By Lydia Jentzen Will
I don’t know much about shepherding, but I do love wool.
I’ve got this little blog. Just a little space for me to talk about what God’s been teaching me, this fumbling mothering journey I’m on, and a little bit about my knitting obsession. It is something I enjoy quite a bit – the internet connecting this isolated, extroverted stay-at-home Mom with other people around the world.
Last summer, in response to a post about knitting, a note was slipped in my email inbox. Would I be interested in some yarn? Well, sure! I was unprepared for the three huge boxes of wool that landed on my doorstep a week later. Or the lovely letter of kindness from the sender. I was touched and inspired.
Last week, an acquaintance contacted me. She told me her Mother had called her up and said “I read the blog of a girl in Michigan and I want you to do something for her.” And then this friend of mine realized that she knew just who it was her Mom was talking about. A common thread neither knew they shared.

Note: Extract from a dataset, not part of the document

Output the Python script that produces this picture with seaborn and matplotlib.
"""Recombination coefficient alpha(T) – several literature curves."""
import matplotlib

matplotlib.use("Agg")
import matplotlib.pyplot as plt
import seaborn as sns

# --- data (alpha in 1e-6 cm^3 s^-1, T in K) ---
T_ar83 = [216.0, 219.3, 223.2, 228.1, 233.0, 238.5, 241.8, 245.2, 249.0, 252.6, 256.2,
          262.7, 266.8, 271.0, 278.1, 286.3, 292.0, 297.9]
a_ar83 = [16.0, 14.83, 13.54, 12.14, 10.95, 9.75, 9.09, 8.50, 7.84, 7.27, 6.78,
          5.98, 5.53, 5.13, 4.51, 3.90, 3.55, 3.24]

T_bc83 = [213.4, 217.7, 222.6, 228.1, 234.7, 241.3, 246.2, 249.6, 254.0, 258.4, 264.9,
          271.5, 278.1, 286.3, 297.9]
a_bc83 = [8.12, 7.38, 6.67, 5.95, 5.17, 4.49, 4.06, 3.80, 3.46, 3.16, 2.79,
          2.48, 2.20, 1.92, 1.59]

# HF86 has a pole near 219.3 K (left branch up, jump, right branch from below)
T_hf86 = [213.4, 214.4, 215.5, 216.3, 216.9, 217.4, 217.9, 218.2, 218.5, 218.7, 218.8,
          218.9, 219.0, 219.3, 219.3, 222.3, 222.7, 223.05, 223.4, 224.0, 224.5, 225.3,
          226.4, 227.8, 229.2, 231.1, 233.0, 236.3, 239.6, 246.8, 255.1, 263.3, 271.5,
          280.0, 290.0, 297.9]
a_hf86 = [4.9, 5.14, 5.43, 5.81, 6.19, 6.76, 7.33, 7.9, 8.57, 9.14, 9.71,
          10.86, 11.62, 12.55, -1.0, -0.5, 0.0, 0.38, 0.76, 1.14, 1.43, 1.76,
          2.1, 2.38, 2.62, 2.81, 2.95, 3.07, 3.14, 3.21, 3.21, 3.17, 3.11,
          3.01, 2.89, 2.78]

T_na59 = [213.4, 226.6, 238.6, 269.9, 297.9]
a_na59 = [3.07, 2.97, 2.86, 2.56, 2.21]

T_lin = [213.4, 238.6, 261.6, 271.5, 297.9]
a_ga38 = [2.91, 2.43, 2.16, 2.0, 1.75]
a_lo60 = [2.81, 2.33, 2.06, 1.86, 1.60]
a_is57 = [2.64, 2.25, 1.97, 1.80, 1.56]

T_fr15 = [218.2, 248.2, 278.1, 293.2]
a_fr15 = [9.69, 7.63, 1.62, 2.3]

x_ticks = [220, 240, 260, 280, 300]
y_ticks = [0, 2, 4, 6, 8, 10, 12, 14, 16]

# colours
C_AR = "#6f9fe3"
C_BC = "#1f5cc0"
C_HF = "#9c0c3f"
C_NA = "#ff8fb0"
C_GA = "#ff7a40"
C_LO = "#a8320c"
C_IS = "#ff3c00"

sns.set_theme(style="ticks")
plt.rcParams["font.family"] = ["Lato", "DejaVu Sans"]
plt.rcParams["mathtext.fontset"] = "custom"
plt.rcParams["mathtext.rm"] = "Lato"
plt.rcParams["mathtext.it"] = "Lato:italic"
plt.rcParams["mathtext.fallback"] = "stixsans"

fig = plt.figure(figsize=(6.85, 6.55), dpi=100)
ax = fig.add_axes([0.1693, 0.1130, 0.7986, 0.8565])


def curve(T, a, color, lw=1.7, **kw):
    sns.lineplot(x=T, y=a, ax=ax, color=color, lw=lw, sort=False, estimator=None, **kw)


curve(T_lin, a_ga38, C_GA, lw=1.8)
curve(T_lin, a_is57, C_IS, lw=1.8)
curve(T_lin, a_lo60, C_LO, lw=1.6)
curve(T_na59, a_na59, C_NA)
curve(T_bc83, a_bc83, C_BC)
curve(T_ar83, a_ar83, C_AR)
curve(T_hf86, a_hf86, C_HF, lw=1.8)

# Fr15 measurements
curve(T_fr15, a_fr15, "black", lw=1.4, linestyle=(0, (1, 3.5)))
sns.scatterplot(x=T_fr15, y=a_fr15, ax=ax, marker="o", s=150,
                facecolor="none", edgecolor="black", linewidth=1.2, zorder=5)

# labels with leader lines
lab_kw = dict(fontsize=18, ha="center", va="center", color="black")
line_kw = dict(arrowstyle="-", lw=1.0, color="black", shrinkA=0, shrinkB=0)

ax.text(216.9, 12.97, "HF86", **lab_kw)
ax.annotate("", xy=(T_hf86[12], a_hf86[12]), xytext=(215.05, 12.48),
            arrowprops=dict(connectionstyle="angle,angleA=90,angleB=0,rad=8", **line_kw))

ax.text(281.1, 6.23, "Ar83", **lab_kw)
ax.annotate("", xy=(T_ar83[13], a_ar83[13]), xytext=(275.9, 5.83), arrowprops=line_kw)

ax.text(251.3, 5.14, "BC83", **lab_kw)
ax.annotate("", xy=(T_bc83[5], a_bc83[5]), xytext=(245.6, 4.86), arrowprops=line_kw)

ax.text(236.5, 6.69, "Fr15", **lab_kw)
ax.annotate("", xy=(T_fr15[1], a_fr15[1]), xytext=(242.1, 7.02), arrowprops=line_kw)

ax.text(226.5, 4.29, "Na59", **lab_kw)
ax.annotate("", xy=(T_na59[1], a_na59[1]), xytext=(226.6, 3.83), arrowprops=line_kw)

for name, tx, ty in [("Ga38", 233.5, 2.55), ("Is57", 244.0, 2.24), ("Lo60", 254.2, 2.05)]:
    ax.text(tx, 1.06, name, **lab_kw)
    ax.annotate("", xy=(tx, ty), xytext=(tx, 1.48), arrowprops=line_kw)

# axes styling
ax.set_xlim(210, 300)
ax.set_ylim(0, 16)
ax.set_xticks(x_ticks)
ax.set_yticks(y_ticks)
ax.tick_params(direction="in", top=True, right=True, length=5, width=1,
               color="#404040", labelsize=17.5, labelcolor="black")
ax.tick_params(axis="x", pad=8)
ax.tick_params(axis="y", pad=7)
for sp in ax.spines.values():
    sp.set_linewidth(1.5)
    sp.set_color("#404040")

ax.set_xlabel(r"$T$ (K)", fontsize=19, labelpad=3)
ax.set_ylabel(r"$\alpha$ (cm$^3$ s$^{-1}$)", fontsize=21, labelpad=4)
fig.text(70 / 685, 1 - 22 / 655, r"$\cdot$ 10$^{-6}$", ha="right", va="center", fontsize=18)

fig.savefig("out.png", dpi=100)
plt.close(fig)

So she came in a car laden with gifts. Treats and groceries and gift cards. Yarn, yarn and more yarn. Standing in my kitchen surrounded by gifts from a stranger, I felt a sharp tug at my heart. I don’t deserve this. I can’t accept this. There are so many others who need this more than me. And yet…The note enclosed says “I hope you will accept this gift…” My heart tugs again.

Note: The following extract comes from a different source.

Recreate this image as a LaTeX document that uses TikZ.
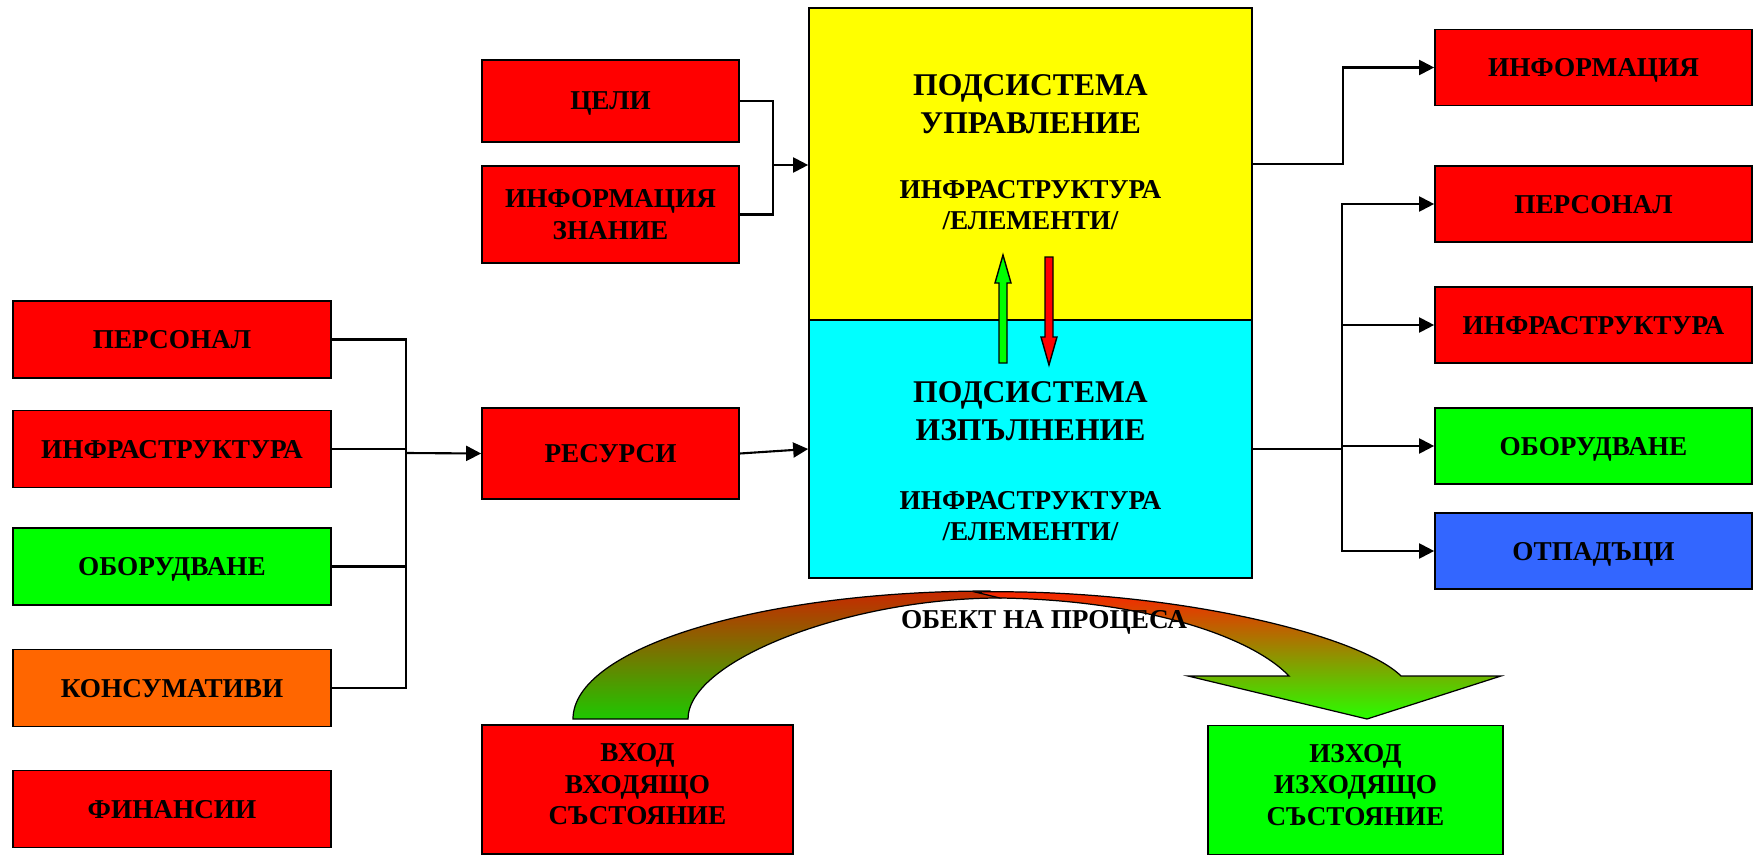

It’s not about what I deserve.
I’m just here, tending my own little flock, minding my own business. Sometimes the days all mush together and I feel like life is made up of laundry and meals and clean up on repeat. Then something like this, it turns all that on it’s head. It whispers “You are seen. You are loved.” It promises that God uses normal people to be His hands and feet. Just shepherds minding their own business, becoming an extension of the heavenly host proclaiming God’s radical act of love for all of humanity.
It’s not about what I deserve.
And, most importantly, it stomps squarely on the idea of deserving anything at all.

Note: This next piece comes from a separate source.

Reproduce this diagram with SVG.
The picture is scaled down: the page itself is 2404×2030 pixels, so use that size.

Christmas comes to the coal-hearted, an undeserved gift from an all seeing God. The Hound of Heaven pursues the hearts of all. The marginalized and the abandoned. The outcasts and the ashamed. Those who are abused by others and those who abuse themselves. The unloved. The self-loathed. If He had waited for a perfectly good person to come along, why, Christmas would never have happened at all. But He takes it one step farther and shows the extent of His mercy. He comes to shepherds first, and shines the spotlight on a forgotten people.
There is none that can hide from His grace and mercy.
Even the college-drop-out, former teen Mom in a little house with six crazy kids and their cluttered, chaotic, crazy kind of Christmas. He comes and says “I hope you will accept this gift.” My daughter hangs gifted candy canes on our tree, humming “Gloria.” My little flock and I, we’re singing it right out.
“Glory to God in the highest heaven, and on earth peace to those on whom his favor rests.”